→ **WHAT THIS TASK INVOLVES**
Leave out the pictures and restate the rest of the data exactly.

-- begin --

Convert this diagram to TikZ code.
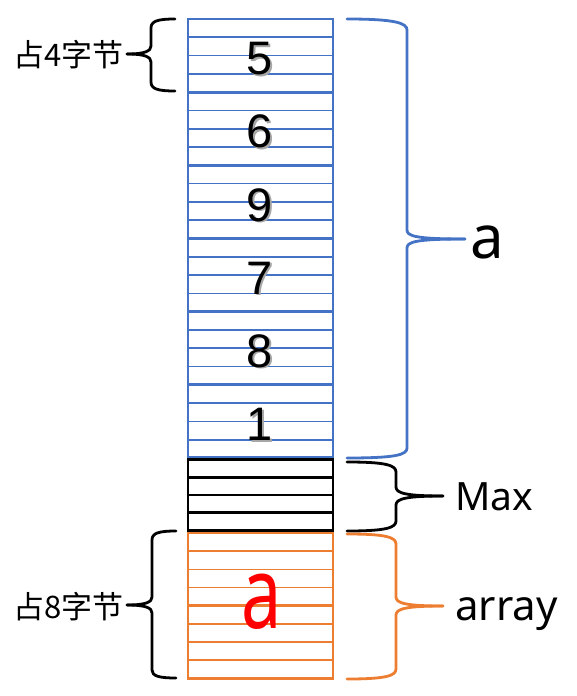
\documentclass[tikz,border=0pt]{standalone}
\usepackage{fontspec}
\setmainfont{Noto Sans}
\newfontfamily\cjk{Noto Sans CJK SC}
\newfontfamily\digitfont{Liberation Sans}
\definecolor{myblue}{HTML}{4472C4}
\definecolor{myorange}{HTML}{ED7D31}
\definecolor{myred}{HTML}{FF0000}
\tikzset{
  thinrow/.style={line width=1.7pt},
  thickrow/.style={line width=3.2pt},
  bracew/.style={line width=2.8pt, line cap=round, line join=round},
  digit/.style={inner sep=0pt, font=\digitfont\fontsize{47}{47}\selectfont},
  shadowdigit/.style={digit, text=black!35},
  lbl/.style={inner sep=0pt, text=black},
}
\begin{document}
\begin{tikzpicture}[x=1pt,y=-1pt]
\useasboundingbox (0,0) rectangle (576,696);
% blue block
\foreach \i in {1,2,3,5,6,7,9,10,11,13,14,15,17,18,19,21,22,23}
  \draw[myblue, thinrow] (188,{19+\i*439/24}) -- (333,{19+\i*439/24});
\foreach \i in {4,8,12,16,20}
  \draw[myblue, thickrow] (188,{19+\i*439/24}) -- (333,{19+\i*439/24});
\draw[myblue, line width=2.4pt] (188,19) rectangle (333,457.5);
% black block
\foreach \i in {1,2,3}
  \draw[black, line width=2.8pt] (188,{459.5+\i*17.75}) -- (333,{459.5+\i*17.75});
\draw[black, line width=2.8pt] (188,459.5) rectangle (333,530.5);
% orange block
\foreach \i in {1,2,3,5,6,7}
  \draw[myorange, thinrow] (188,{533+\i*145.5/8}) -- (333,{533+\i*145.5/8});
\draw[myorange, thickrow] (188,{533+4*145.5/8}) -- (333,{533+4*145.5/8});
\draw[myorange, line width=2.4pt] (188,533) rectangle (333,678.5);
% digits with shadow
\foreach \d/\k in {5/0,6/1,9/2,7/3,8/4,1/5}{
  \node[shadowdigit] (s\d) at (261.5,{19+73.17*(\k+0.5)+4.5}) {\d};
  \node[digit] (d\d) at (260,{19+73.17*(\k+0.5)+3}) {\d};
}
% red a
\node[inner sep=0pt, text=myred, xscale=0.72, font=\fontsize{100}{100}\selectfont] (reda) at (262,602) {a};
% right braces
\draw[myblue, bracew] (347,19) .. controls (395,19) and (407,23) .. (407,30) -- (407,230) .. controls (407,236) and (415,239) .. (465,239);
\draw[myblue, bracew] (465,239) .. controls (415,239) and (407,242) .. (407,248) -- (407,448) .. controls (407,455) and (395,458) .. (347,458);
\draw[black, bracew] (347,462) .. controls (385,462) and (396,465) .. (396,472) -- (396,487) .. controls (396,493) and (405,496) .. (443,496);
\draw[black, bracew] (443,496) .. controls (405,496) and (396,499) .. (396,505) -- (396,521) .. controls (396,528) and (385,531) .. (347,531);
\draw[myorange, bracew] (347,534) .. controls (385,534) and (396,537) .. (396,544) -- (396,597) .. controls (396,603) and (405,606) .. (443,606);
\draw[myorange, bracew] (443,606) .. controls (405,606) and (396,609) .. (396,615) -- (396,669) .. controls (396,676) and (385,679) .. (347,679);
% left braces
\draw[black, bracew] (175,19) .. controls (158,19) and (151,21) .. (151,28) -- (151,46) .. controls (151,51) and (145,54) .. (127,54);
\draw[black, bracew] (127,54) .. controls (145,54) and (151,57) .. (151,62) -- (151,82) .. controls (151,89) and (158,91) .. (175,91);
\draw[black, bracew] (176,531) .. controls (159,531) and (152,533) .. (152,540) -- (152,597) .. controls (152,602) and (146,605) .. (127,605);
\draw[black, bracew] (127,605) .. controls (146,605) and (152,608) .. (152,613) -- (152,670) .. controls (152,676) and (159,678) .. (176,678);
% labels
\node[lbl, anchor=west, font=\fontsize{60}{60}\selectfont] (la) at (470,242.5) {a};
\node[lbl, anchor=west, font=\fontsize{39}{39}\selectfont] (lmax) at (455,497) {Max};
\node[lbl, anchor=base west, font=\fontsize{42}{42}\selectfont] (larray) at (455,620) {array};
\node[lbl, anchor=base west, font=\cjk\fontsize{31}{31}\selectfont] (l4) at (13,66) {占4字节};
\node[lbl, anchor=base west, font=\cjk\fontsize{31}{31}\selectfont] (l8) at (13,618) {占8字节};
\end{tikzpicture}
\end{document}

-- end --

→ **RESPONSE**
Convert this diagram to TikZ code.
\documentclass[tikz,border=0pt]{standalone}
\usepackage{fontspec}
\setmainfont{Noto Sans}
\newfontfamily\cjk{Noto Sans CJK SC}
\newfontfamily\digitfont{Liberation Sans}
\definecolor{myblue}{HTML}{4472C4}
\definecolor{myorange}{HTML}{ED7D31}
\definecolor{myred}{HTML}{FF0000}
\tikzset{
  thinrow/.style={line width=1.7pt},
  thickrow/.style={line width=3.2pt},
  bracew/.style={line width=2.8pt, line cap=round, line join=round},
  digit/.style={inner sep=0pt, font=\digitfont\fontsize{47}{47}\selectfont},
  shadowdigit/.style={digit, text=black!35},
  lbl/.style={inner sep=0pt, text=black},
}
\begin{document}
\begin{tikzpicture}[x=1pt,y=-1pt]
\useasboundingbox (0,0) rectangle (576,696);
% blue block
\foreach \i in {1,2,3,5,6,7,9,10,11,13,14,15,17,18,19,21,22,23}
  \draw[myblue, thinrow] (188,{19+\i*439/24}) -- (333,{19+\i*439/24});
\foreach \i in {4,8,12,16,20}
  \draw[myblue, thickrow] (188,{19+\i*439/24}) -- (333,{19+\i*439/24});
\draw[myblue, line width=2.4pt] (188,19) rectangle (333,457.5);
% black block
\foreach \i in {1,2,3}
  \draw[black, line width=2.8pt] (188,{459.5+\i*17.75}) -- (333,{459.5+\i*17.75});
\draw[black, line width=2.8pt] (188,459.5) rectangle (333,530.5);
% orange block
\foreach \i in {1,2,3,5,6,7}
  \draw[myorange, thinrow] (188,{533+\i*145.5/8}) -- (333,{533+\i*145.5/8});
\draw[myorange, thickrow] (188,{533+4*145.5/8}) -- (333,{533+4*145.5/8});
\draw[myorange, line width=2.4pt] (188,533) rectangle (333,678.5);
% digits with shadow
\foreach \d/\k in {5/0,6/1,9/2,7/3,8/4,1/5}{
  \node[shadowdigit] (s\d) at (261.5,{19+73.17*(\k+0.5)+4.5}) {\d};
  \node[digit] (d\d) at (260,{19+73.17*(\k+0.5)+3}) {\d};
}
% red a
\node[inner sep=0pt, text=myred, xscale=0.72, font=\fontsize{100}{100}\selectfont] (reda) at (262,602) {a};
% right braces
\draw[myblue, bracew] (347,19) .. controls (395,19) and (407,23) .. (407,30) -- (407,230) .. controls (407,236) and (415,239) .. (465,239);
\draw[myblue, bracew] (465,239) .. controls (415,239) and (407,242) .. (407,248) -- (407,448) .. controls (407,455) and (395,458) .. (347,458);
\draw[black, bracew] (347,462) .. controls (385,462) and (396,465) .. (396,472) -- (396,487) .. controls (396,493) and (405,496) .. (443,496);
\draw[black, bracew] (443,496) .. controls (405,496) and (396,499) .. (396,505) -- (396,521) .. controls (396,528) and (385,531) .. (347,531);
\draw[myorange, bracew] (347,534) .. controls (385,534) and (396,537) .. (396,544) -- (396,597) .. controls (396,603) and (405,606) .. (443,606);
\draw[myorange, bracew] (443,606) .. controls (405,606) and (396,609) .. (396,615) -- (396,669) .. controls (396,676) and (385,679) .. (347,679);
% left braces
\draw[black, bracew] (175,19) .. controls (158,19) and (151,21) .. (151,28) -- (151,46) .. controls (151,51) and (145,54) .. (127,54);
\draw[black, bracew] (127,54) .. controls (145,54) and (151,57) .. (151,62) -- (151,82) .. controls (151,89) and (158,91) .. (175,91);
\draw[black, bracew] (176,531) .. controls (159,531) and (152,533) .. (152,540) -- (152,597) .. controls (152,602) and (146,605) .. (127,605);
\draw[black, bracew] (127,605) .. controls (146,605) and (152,608) .. (152,613) -- (152,670) .. controls (152,676) and (159,678) .. (176,678);
% labels
\node[lbl, anchor=west, font=\fontsize{60}{60}\selectfont] (la) at (470,242.5) {a};
\node[lbl, anchor=west, font=\fontsize{39}{39}\selectfont] (lmax) at (455,497) {Max};
\node[lbl, anchor=base west, font=\fontsize{42}{42}\selectfont] (larray) at (455,620) {array};
\node[lbl, anchor=base west, font=\cjk\fontsize{31}{31}\selectfont] (l4) at (13,66) {占4字节};
\node[lbl, anchor=base west, font=\cjk\fontsize{31}{31}\selectfont] (l8) at (13,618) {占8字节};
\end{tikzpicture}
\end{document}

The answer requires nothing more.